Purportedly based on real-life events, A Touch of Sin unfolds as four loosely connected stories best united by their shared sense of Chinese society at a moral crossroads. Nearly all of the main characters get screwed over one way or another: Dahai (Jiang Wu) castigates the collusion between the chief of his mining town and the owner of the mine, receiving for his troubles at first indifference and eventually a beating; Xiaoyu (Zhao Tao), a receptionist at a massage parlor, is accosted by a rich patron who so believes his wealth can buy him anything that he literally slaps the resistant woman with cash to subdue her; factory worker Xiaohui (Luo Lanshan) accidentally distracts a co-worker into slicing his hand, for which his boss will garnish 100% of Xiaohui’s wages to pay the injured employee instead of paying extra benefits. Only the nakedly psychotic Zhou San (Wang Baoqiang), a roving thief and killer whose great ambition in life is to move to Burma where he can buy more powerful weapons, avoids submitting to any higher authority.
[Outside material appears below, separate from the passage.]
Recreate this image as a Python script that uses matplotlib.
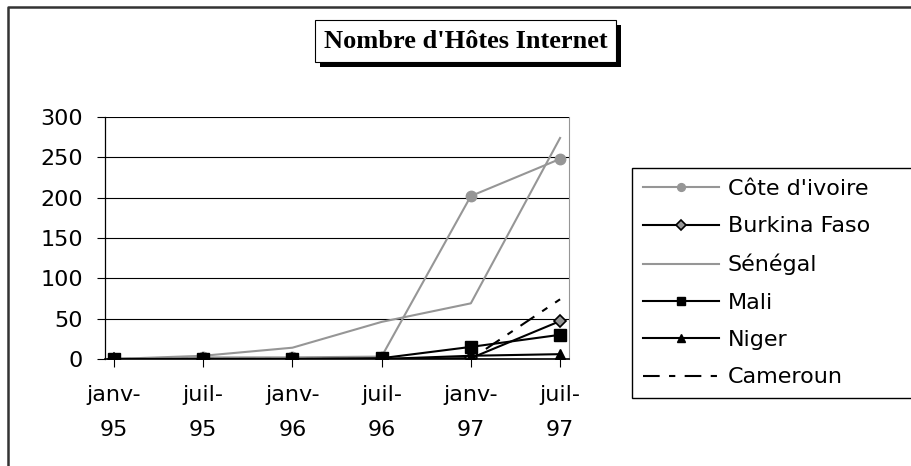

Zhou’s violence opens the film with a swift dispatch of three roadside bandits who picked the wrong mark, but his own wanton sprees contrast with the reactive violence of the other characters. Dahai, played with juvenile bluster by Jiang, initially seems benign, sticking up for the villagers screwed out of the shared wealth the private company promised them when they bought out the mine from public holding. But after the tycoon’s henchman viciously beats him on a tarmac, Dahai digs a shotgun out of his closet and goes on a rampage that immediately crosses the line from ignited protest to petty revenge. Xiaoyu’s own bloodletting, considerably more justifiable as self-defense, is less shocking, but her subsequent roving in bloodstained clothes, occasionally matched to earlier shots of her wandering streets and hitching rides after being dumped by her married lover, manages to further remove an already isolated woman from the world around her. And as the young, lovelorn, harassed Xiaohui demonstrates, not all violence is outwardly directed.
Set against these characters and their turbulent personal and social struggles, Zhou sticks out like a sore thumb, but he’s the crux of the film, its very own Monsieur Verdoux among characters still able to rationalize their extreme reactions. Zhou, who barely even pays lip service to a family he encourages to leave him, nonetheless sends his wife and child the money he takes off of corpses, an act one senses assuaged his feelings of guilt long ago but are now a rote exercise in a job he performs simply out of habit. Xiaohui’s self-loathing, Dahai’s perverted indignation, and Xiaoyu’s righteous self-defense all find their endpoint in Zhou, who clarifies the other stories not as laments for the system’s oppression of these individuals, but for the way individuals who strike back against a corrosive system are nonetheless inculcated in its worst attributes and can only respond in kind.
True to Jia’s intimate focus but suggestive style, A Touch of Sin relegates the context for its savagery to the margins. Workers who toil around the leads regularly make note of how they must work in provinces far away from their spouses and look forward to the New Year’s holiday just so they can go to their true homes for a few days. Other digressions are more pointed, as in an overheard conversation about a local woman who made so little as a factory worker that she turned to prostitution to get by, only to contract HIV. Jia found inspiration from the film from accessing uncensored news report via China’s social networking site Weibo, a potential avenue for connection borne out in a scene of Xiaohui and a new co-worker reading about news pertaining to the opening narrative before the film teases the passivity such interactions can foster when Xiaohui and Lianrong simply post “WTF” under each news item. Jia’s films have always been observant, not instructive, and A Touch of Sin’s most defining image is the one that closes out the first arc, that of a previously abused horse trotting free from the master Dahai murdered. As with the characters, the horse, no longer whipped, but still yoked to a cart, has lost its most immediate oppressor, but is nowhere near free.
When I saw this film at a public screening at the Toronto International Film Festival last year, the picture occasionally looked blurry and soft, but Kino’s disc clarifies that as an issue of projection, as A Touch of Sin arrives with a crisp transfer that showcases sharp digital images at every turn. Colors are well-balanced, be it in the drab first half or the sleeker urban palettes of the last two stories. The slightly higher frame rate of Chinese cameras lends some of the more jolting movements a faintly lingering quality that makes the violence that much more disturbing. The audio track is similarly impressive, mostly using its five-channel surround sound to aurally stretch the borders of the frame and treating the occasional blasts of gunfire like the jolting notes of the Surprise Symphony.
Only a batch of trailers advertising some of Kino’s other recent releases.
Jia Zhang-ke’s ripped-from-the-headlines tetraptych offers a haunting look at a system in which late capitalism and its provoked responses are equally terrifying and consumptive.